How many of the lines below hold the word "code"? Answer only with the number.

=====

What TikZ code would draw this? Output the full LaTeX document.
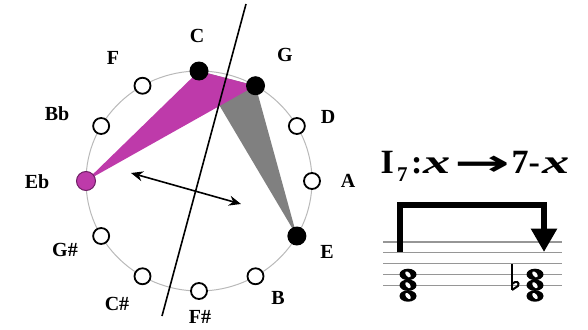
\documentclass[tikz,border=0pt]{standalone}
\usepackage{fontspec}
\setmainfont{Liberation Serif}
\newfontfamily\arrowfont{DejaVu Sans}
\usepackage{graphicx}
\usetikzlibrary{arrows.meta}
\definecolor{mag}{RGB}{190,58,170}
\definecolor{magedge}{RGB}{110,30,100}
\definecolor{ringc}{RGB}{185,185,185}
\definecolor{staffc}{RGB}{150,150,150}
\definecolor{trigray}{RGB}{128,128,128}
\begin{document}
\begin{tikzpicture}[x=1pt,y=-1pt,
  pcopen/.style={circle,draw=black,line width=1.8pt,fill=white,minimum size=16pt,inner sep=0pt},
  pcon/.style={circle,fill=black,minimum size=19pt,inner sep=0pt},
  pcmag/.style={circle,fill=mag,draw=magedge,line width=1pt,minimum size=19pt,inner sep=0pt},
  lab/.style={font=\fontsize{20}{20}\selectfont\bfseries,inner sep=0pt},
  big/.style={font=\fontsize{34}{34}\selectfont\bfseries,inner sep=0pt,anchor=base west},
  small7/.style={font=\fontsize{21}{21}\selectfont\bfseries,inner sep=0pt,anchor=base west},
  staffline/.style={draw=staffc,line width=1.2pt},
  wnote/.pic={\fill[black] (0,0) ellipse [x radius=8.5, y radius=5.7];
              \fill[white,rotate=40] (0,0) ellipse [x radius=2.0, y radius=3.6];}
]
\useasboundingbox (0,0) rectangle (588,329);
% positions on the circle
\foreach \n/\a in {C/90,G/60,D/30,A/0,E/-30,B/-60,Fs/-90,Cs/-120,Gs/-150,Eb/180,Bb/150,F/120}
  \coordinate (p\n) at ({199+113*cos(\a)},{181-110*sin(\a)});
% ring
\draw[ringc,line width=1pt] (199,181) ellipse [x radius=113, y radius=110];
% triangles
\fill[trigray] (pC) -- (pG) -- (pE) -- cycle;
\fill[mag] (pC) -- (pG) -- (pEb) -- cycle;
% axis
\coordinate (ax1) at (246,4);
\coordinate (ax2) at (162,316);
\draw[black,line width=1.6pt] (ax1) -- (ax2);
% pitch-class nodes
\node[pcon] (nC) at (pC) {};
\node[pcon] (nG) at (pG) {};
\node[pcopen] (nD) at (pD) {};
\node[pcopen] (nA) at (pA) {};
\node[pcon] (nE) at (pE) {};
\node[pcopen] (nB) at (pB) {};
\node[pcopen] (nFs) at (pFs) {};
\node[pcopen] (nCs) at (pCs) {};
\node[pcopen] (nGs) at (pGs) {};
\node[pcmag] (nEb) at (pEb) {};
\node[pcopen] (nBb) at (pBb) {};
\node[pcopen] (nF) at (pF) {};
% labels
\node[lab] (lC) at (197,36) {C};
\node[lab] (lG) at (285,55) {G};
\node[lab] (lD) at (328,117) {D};
\node[lab] (lA) at (348,181) {A};
\node[lab] (lE) at (327,252) {E};
\node[lab] (lB) at (278,298) {B};
\node[lab] (lFs) at (200,317) {F\#};
\node[lab] (lCs) at (117,304) {C\#};
\node[lab] (lGs) at (65,250) {G\#};
\node[lab] (lEb) at (37,182) {Eb};
\node[lab] (lBb) at (57,114) {Bb};
\node[lab] (lF) at (113,58) {F};
% double arrow
\coordinate (d1) at (131,173);
\coordinate (d2) at (241,204);
\draw[line width=1.6pt,{Stealth[length=12pt,width=10pt]}-{Stealth[length=12pt,width=10pt]}] (d1) -- (d2);
% formula
\node[big] (fI) at (380.5,173) {I};
\node[small7] (fsub) at (397,181) {7};
\node[big] (fcol) at (411,173) {:};
\node[big] (fx1) at (423,173) {\scalebox{1.6}[1]{\itshape x}};
\node[inner sep=0pt,font=\fontsize{36}{36}\selectfont\arrowfont\bfseries] (farr) at (482,166) {\scalebox{1.85}[1]{→}};
\node[big] (f7) at (511.5,173) {7-};
\node[big] (fx2) at (542,173) {\scalebox{1.6}[1]{\itshape x}};
% staff
\foreach \yy in {242,252.8,263.6,274.4,285.2}
  \draw[staffline] (383,\yy) -- (562,\yy);
% chords
\foreach \yy in {274.4,285.2,296} {
  \pic at (408,\yy) {wnote};
  \pic at (535,\yy) {wnote};
}
% flat
\draw[line width=1.3pt] (512,264) -- (512,290);
\draw[line width=2pt] (512,284) .. controls (516,280) and (520,282) .. (518,286) -- (512,290);
% bracket arrow
\coordinate (b1) at (400,252);
\coordinate (b2) at (544,252);
\draw[line width=6.5pt,line join=miter,-{Triangle[length=23.5pt,width=25pt]}] (b1) -- (400,205) -- (544,205) -- (b2);
\end{tikzpicture}
\end{document}
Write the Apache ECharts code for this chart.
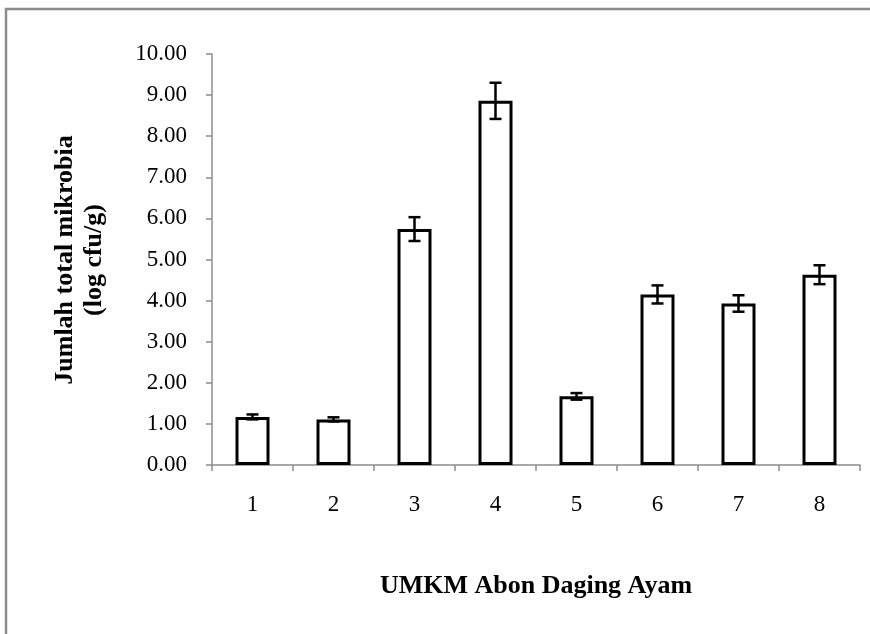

=====

CORRECT OUTPUT: 2